# Sig Sauer P229 Platinum Elite in 9mm



## dondavis3 (Aug 2, 2009)

I am considering buying a P229® Platinum Elite in 9mm.

Does anyone have any experience with this model gun?

:smt1099


----------



## dosborn (Apr 17, 2009)

I don't think you could go wrong with that choice, but if you didn't like it, I would be glad to offer .50 cents on the dollar to get rid of it. :smt033

Just get it.

By the way, did you say in another thread you haven't shot .357 Sig in your 229 yet? You have no idea what you are missing and your man card could be in jeopardy!!:mrgreen: I like it more than .40 and almost (but cost prohibited) more than .45ACP.


----------



## dondavis3 (Aug 2, 2009)

+1 dosborn
I'm glad to hear that I should try my .357 barrel - I will, but I'm sure I lost my "Man" card years ago :smt082:anim_lol:

The reason I'm considering this model of Sig is the SRT trigger / Beaver Tail / Adjustable Night Sights / Aluminum Grips .

These are the reasons I'm looking at it at all.
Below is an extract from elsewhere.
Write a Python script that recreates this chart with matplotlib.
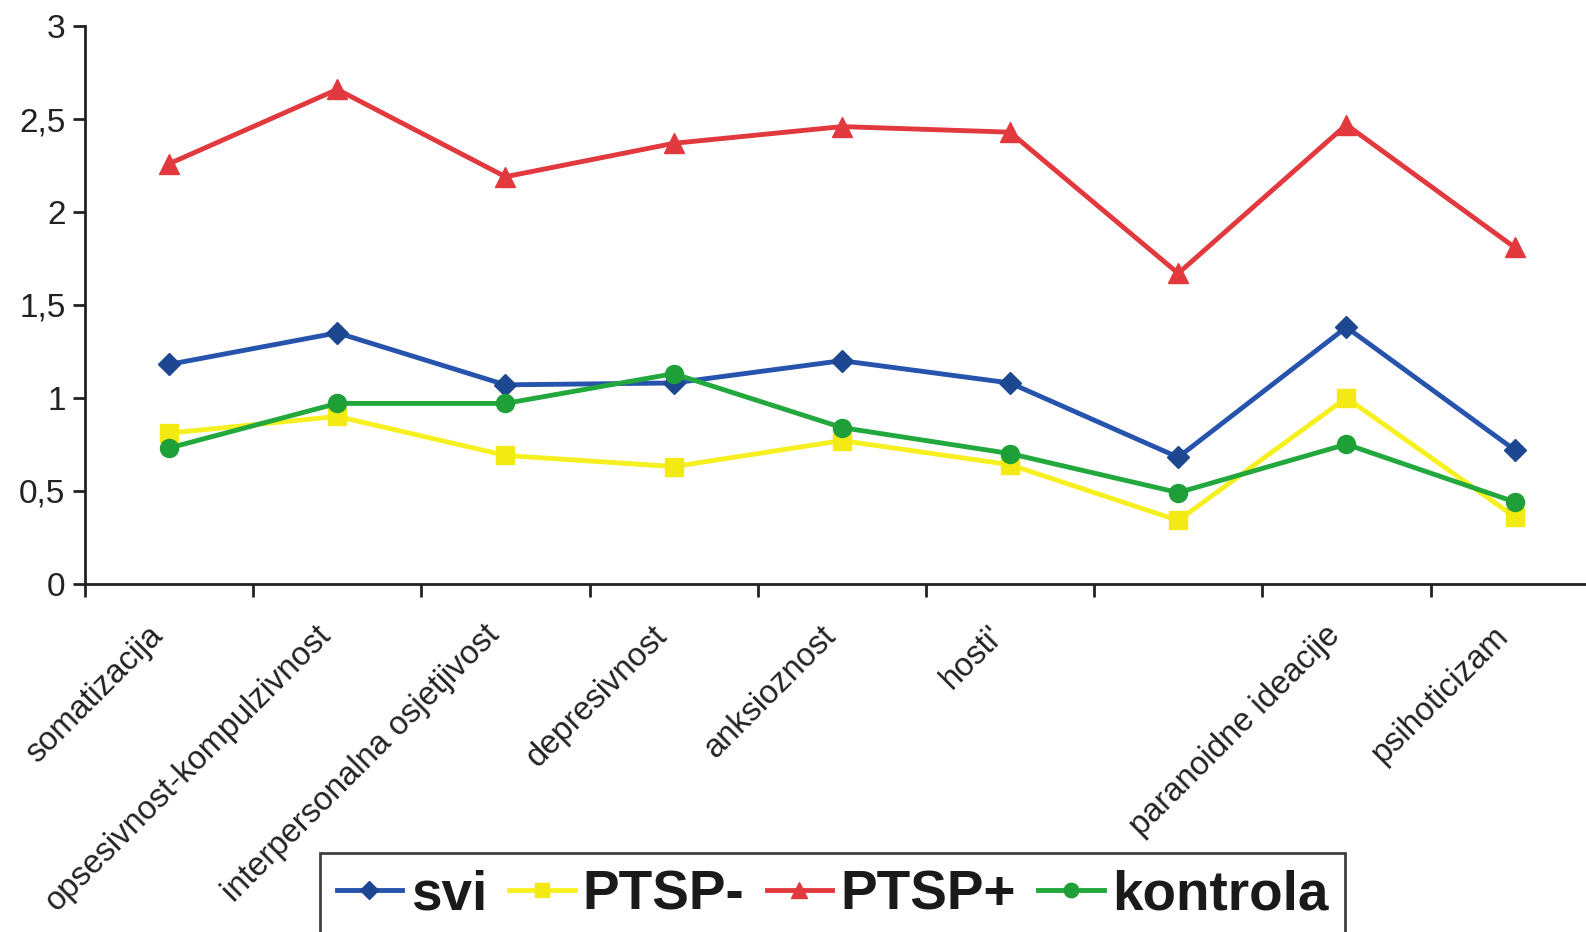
import numpy as np
import matplotlib.pyplot as plt
from matplotlib.ticker import FixedLocator, FuncFormatter

plt.rcParams['font.family'] = ['Liberation Sans', 'DejaVu Sans']

# SCL-90 subscale means per group
categories = ["somatizacija", "opsesivnost-kompulzivnost", "interpersonalna osjetjivost",
              "depresivnost", "anksioznost", "hosti'", "", "paranoidne ideacije", "psihoticizam"]
svi = [1.18, 1.35, 1.07, 1.08, 1.20, 1.08, 0.68, 1.38, 0.72]
ptsp_minus = [0.81, 0.90, 0.69, 0.63, 0.77, 0.64, 0.34, 1.00, 0.36]
ptsp_plus = [2.26, 2.66, 2.19, 2.37, 2.46, 2.43, 1.67, 2.47, 1.81]
kontrola = [0.73, 0.97, 0.97, 1.13, 0.84, 0.70, 0.49, 0.75, 0.44]

series = [
    ("svi", svi, "#2654ad", "#1d4791", "D", 11),
    ("PTSP-", ptsp_minus, "#f7f020", "#f2ea12", "s", 13),
    ("PTSP+", ptsp_plus, "#e1393e", "#e1393e", "^", 14),
    ("kontrola", kontrola, "#22a83c", "#1f9f38", "o", 13),
]

fig = plt.figure(figsize=(15.86, 9.32), dpi=100)
ax = fig.add_axes([0.0536, 0.3738, 0.9544, 0.598])

x = np.arange(len(categories))
handles = []
for name, vals, col, mcol, mk, ms in series:
    h, = ax.plot(x, vals, color=col, lw=3.5, marker=mk, markersize=ms,
                 markerfacecolor=mcol, markeredgecolor=mcol, label=name)
    handles.append(h)

ax.set_xlim(-0.5, len(categories) - 0.5)
ax.set_ylim(0, 3)
ax.set_yticks([0, 0.5, 1, 1.5, 2, 2.5, 3])
ax.yaxis.set_major_formatter(FuncFormatter(lambda v, p: f"{v:g}".replace(".", ",")))

# labels sit just left of the category centres, tick marks on the boundaries
ax.set_xticks(x - 0.065)
ax.set_xticklabels(categories, rotation=45, ha="right", va="center",
                   rotation_mode="anchor", fontsize=23.5, color="#222222")
ax.xaxis.set_minor_locator(FixedLocator(np.arange(-0.5, len(categories), 1.0)))
ax.tick_params(axis="x", which="major", length=0, pad=34)
ax.tick_params(axis="x", which="minor", length=9, width=2, color="#222222")
ax.tick_params(axis="y", length=9, width=2, color="#222222", labelsize=24,
               labelcolor="#222222", pad=5)

for s in ("top", "right"):
    ax.spines[s].set_visible(False)
for s in ("left", "bottom"):
    ax.spines[s].set_linewidth(2)
    ax.spines[s].set_color("#222222")

leg = fig.legend(handles=handles, loc="upper left", bbox_to_anchor=(0.2018, 0.0848),
                 bbox_transform=fig.transFigure, ncol=4, frameon=True, fancybox=False,
                 prop={"weight": "bold", "size": 39.5}, handlelength=1.2,
                 handletextpad=0.15, columnspacing=0.4, borderpad=0.3,
                 markerscale=0.8, borderaxespad=0)
leg.get_frame().set_edgecolor("#111111")
leg.get_frame().set_linewidth(2)
for t in leg.get_texts():
    t.set_color("#1a1a1a")

fig.savefig("out.png", dpi=100)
Thank you for your kind haearted offer to relieve me of the burden if I don't like the gun :mrgreen:

I'd probably do the same to (opps) for you.:smt082

Thanks - I enjoy your posts on this and other gun forums.

:smt1099


----------



## Growler67 (Sep 8, 2008)

If you are going to get one and have aspirations to shoot one or both of the larger calibers (.357SIG or .40 S&W), then buy one of the bigger caliber models and get the 9mm conversion barrel. If you buy the 9mm model, you will have to find (good luck) a complete slide assemby for the bigger calibers. You can swap down and back but you cannot swap up from the 9mm without the different slide. Just sayin'.


----------



## dondavis3 (Aug 2, 2009)

+1 Growler67

Thank you - that's great advise - 

I did that exact thing on my other Sig P229 - I bought the 40 Cal. and ordered it with the .357 barrel.

Funny thing though - I've bought .357 ammo, but have never fired it as a .357.

:smt1099


----------